Friday, December 12, 2003

BBC - Radio 4 - Woman's Hour - Victorian Scrapbooks
Interesting discussion on Victorian commonplace books. There is a current, modern equivalent - and you're reading it - the blog. A blog is a web log, a published record of the thoughts, ideas and issues relevant to an individual. Blogs tend to be updated with varying frequencies, with active ones being done once or more a day.
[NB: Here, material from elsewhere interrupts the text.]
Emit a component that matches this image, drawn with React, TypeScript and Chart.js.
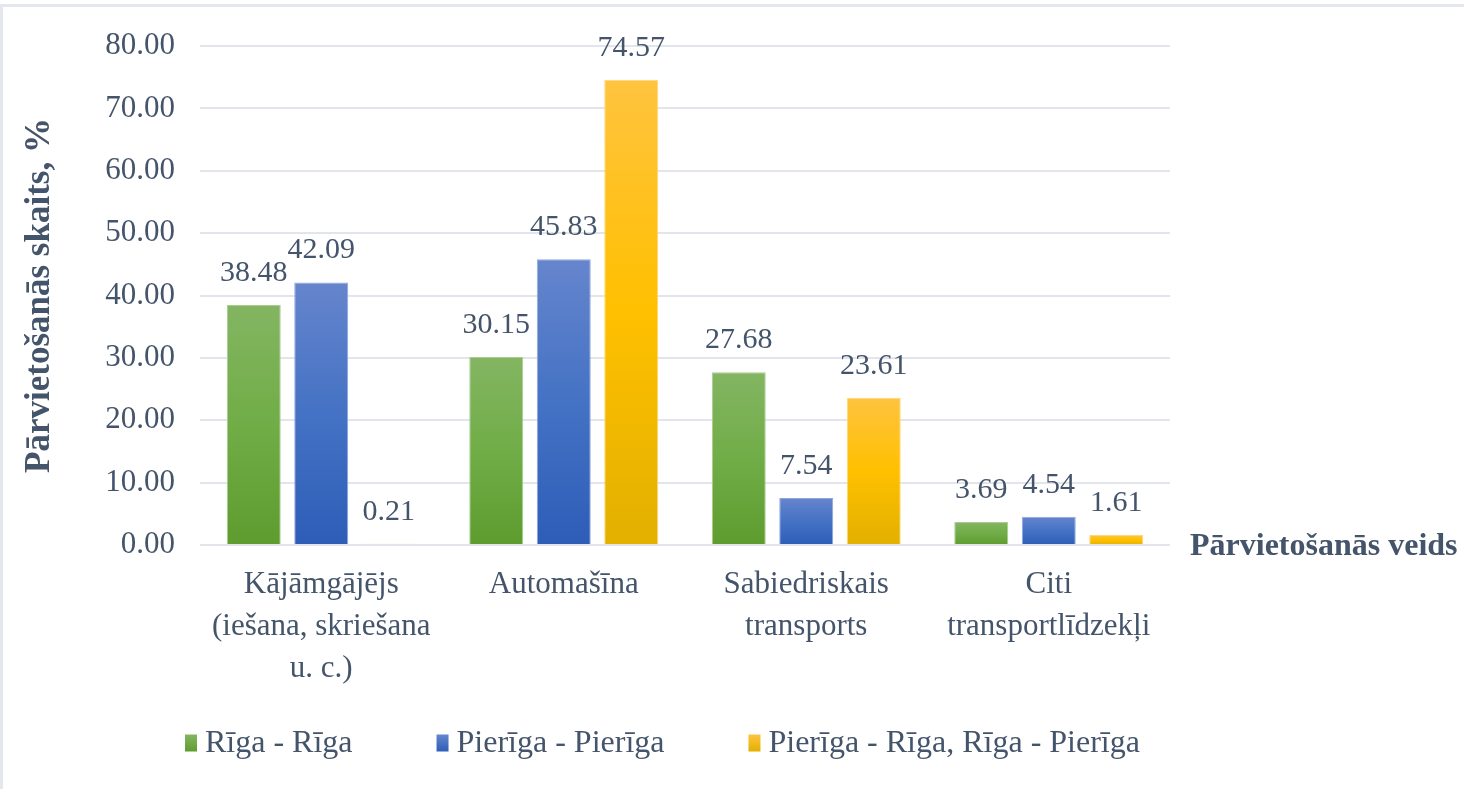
import React, { useEffect, useRef } from "react";
import { Chart, registerables } from "chart.js";

Chart.register(...registerables);

const categories: string[][] = [
  ["Kājāmgājējs", "(iešana, skriešana", "u. c.)"],
  ["Automašīna"],
  ["Sabiedriskais", "transports"],
  ["Citi", "transportlīdzekļi"],
];
const seriesNames = ["Rīga - Rīga", "Pierīga - Pierīga", "Pierīga - Rīga, Rīga - Pierīga"];
const rigaRiga = [38.48, 30.15, 27.68, 3.69];
const pierigaPieriga = [42.09, 45.83, 7.54, 4.54];
const pierigaRiga = [0.21, 74.57, 23.61, 1.61];
const yTicks = [0, 10, 20, 30, 40, 50, 60, 70, 80];
const yTitle = "Pārvietošanās skaits, %";
const xTitle = "Pārvietošanās veids";

const palette = [
  { top: "#84b562", mid: "#70ad47", bot: "#5e9c2f", border: "#a9cc91" },
  { top: "#6685cd", mid: "#4472c4", bot: "#2e5db8", border: "#8fa8dc" },
  { top: "#ffc33f", mid: "#ffc000", bot: "#e2b000", border: "#ffd873" },
];

const FONT = '"Liberation Serif", "Times New Roman", serif';
const TEXT = "#44546a";

function gradientFill(idx: number) {
  return (ctx: any) => {
    const c = palette[idx];
    const chart = ctx.chart;
    if (!chart.chartArea || ctx.type !== "data") return c.mid;
    const y = chart.scales.y;
    const yTop = y.getPixelForValue(ctx.raw);
    const yBot = y.getPixelForValue(0);
    if (!isFinite(yTop) || !isFinite(yBot) || yBot - yTop < 1) return c.mid;
    const g = chart.ctx.createLinearGradient(0, yTop, 0, yBot);
    g.addColorStop(0, c.top);
    g.addColorStop(0.5, c.mid);
    g.addColorStop(1, c.bot);
    return g;
  };
}

const labelsPlugin = {
  id: "valueLabels",
  afterDatasetsDraw(chart: any) {
    const ctx = chart.ctx;
    ctx.save();
    ctx.font = `30px ${FONT}`;
    ctx.fillStyle = TEXT;
    ctx.textAlign = "center";
    ctx.textBaseline = "alphabetic";
    chart.data.datasets.forEach((ds: any, i: number) => {
      const meta = chart.getDatasetMeta(i);
      meta.data.forEach((el: any, j: number) => {
        ctx.fillText(Number(ds.data[j]).toFixed(2), el.x, el.y - 24);
      });
    });
    ctx.restore();
  },
};

const extrasPlugin = {
  id: "extras",
  afterDraw(chart: any) {
    const ctx = chart.ctx;
    const area = chart.chartArea;
    ctx.save();
    // x-axis title at the right of the plot
    ctx.font = `bold 32px ${FONT}`;
    ctx.fillStyle = TEXT;
    ctx.textAlign = "left";
    ctx.textBaseline = "alphabetic";
    ctx.fillText(xTitle, area.right + 20, area.bottom + 10);

    // legend
    ctx.font = `32px ${FONT}`;
    const boxW = 12;
    const boxH = 17;
    const textGap = 8;
    const itemGap = 84;
    const widths = seriesNames.map((n) => boxW + textGap + ctx.measureText(n).width);
    let x = area.left - 15;
    const cy = 743;
    seriesNames.forEach((n, i) => {
      const c = palette[i];
      const g = ctx.createLinearGradient(0, cy - boxH / 2, 0, cy + boxH / 2);
      g.addColorStop(0, c.top);
      g.addColorStop(1, c.bot);
      ctx.fillStyle = g;
      ctx.fillRect(x, cy - boxH / 2, boxW, boxH);
      ctx.fillStyle = TEXT;
      ctx.textBaseline = "middle";
      ctx.fillText(n, x + boxW + textGap, cy + 1);
      x += widths[i] + itemGap;
    });
    ctx.restore();
  },
};

export default function App() {
  const ref = useRef<HTMLCanvasElement | null>(null);

  useEffect(() => {
    if (!ref.current) return;
    const datasets = [rigaRiga, pierigaPieriga, pierigaRiga].map((d, i) => ({
      label: seriesNames[i],
      data: d,
      backgroundColor: gradientFill(i),
      borderColor: palette[i].border,
      borderWidth: 1,
      categoryPercentage: 0.835,
      barPercentage: 0.8,
    }));
    const chart = new Chart(ref.current, {
      type: "bar",
      data: { labels: categories as any, datasets },
      plugins: [labelsPlugin, extrasPlugin],
      options: {
        animation: false,
        responsive: true,
        maintainAspectRatio: false,
        layout: { padding: { top: 46, right: 294, bottom: 99, left: 0 } },
        plugins: {
          legend: { display: false },
          tooltip: { enabled: false },
        },
        scales: {
          x: {
            grid: { display: false, drawTicks: false },
            border: { display: false },
            ticks: {
              color: TEXT,
              font: { family: FONT, size: 31, lineHeight: 1.35 },
              padding: 19,
              maxRotation: 0,
              autoSkip: false,
            },
            afterFit(scale: any) {
              scale.height = 145;
            },
          },
          y: {
            min: 0,
            max: 80,
            afterBuildTicks(scale: any) {
              scale.ticks = yTicks.map((v) => ({ value: v }));
            },
            grid: { color: "#e2e6ec", lineWidth: 2, drawTicks: false },
            border: { display: false },
            ticks: {
              color: TEXT,
              font: { family: FONT, size: 31 },
              padding: 25,
              callback: (v: any) => Number(v).toFixed(2),
            },
            title: {
              display: true,
              text: yTitle,
              color: TEXT,
              font: { family: FONT, size: 35, weight: "bold" },
              padding: { top: 19, bottom: 0 },
            },
            afterFit(scale: any) {
              scale.width = 200;
            },
          },
        },
      },
    });
    return () => chart.destroy();
  }, []);

  return (
    <div
      style={{
        position: "fixed",
        left: 0,
        top: 0,
        width: 1464,
        height: 789,
        background: "#ffffff",
      }}
    >
      <canvas ref={ref} />
      <div
        style={{
          position: "absolute",
          left: 0,
          top: 4,
          width: 1464,
          height: 785,
          borderTop: "3px solid #e4e8ee",
          borderLeft: "3px solid #e4e8ee",
          boxSizing: "border-box",
          pointerEvents: "none",
        }}
      />
    </div>
  );
}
Commonplace books are a way of recording personally relevant information, probably not categorised except by date encountered, and where first-hand information and comment on other stuff is better than comment on comment on comment on news - much like a blog. Commonplace books refer to information in the real world, whereas blogs often refer to other web sites, adding comment and views. Similar issues around first-hand and second-hand knowledge apply - to blog from another site directly is great - to point to another blog that in turn talks about a different topic is less good, and so on. Some blogs have guest authors, whilst others are highly personal. Being on the web, they are published - sort of. They are at least accessible, but in the mass of internet information they are effectively lost and private, unless one is specifically looking.

Further work builds on blogs to track the spread of ideas through the internet community, and to determine the topics that people are actually taking about. There is a natural bias towards technology, but it's not the case that only techies write blogs.

Amazing how old ideas are re-invented, rediscovered, and reappear in new forms, isn't it?!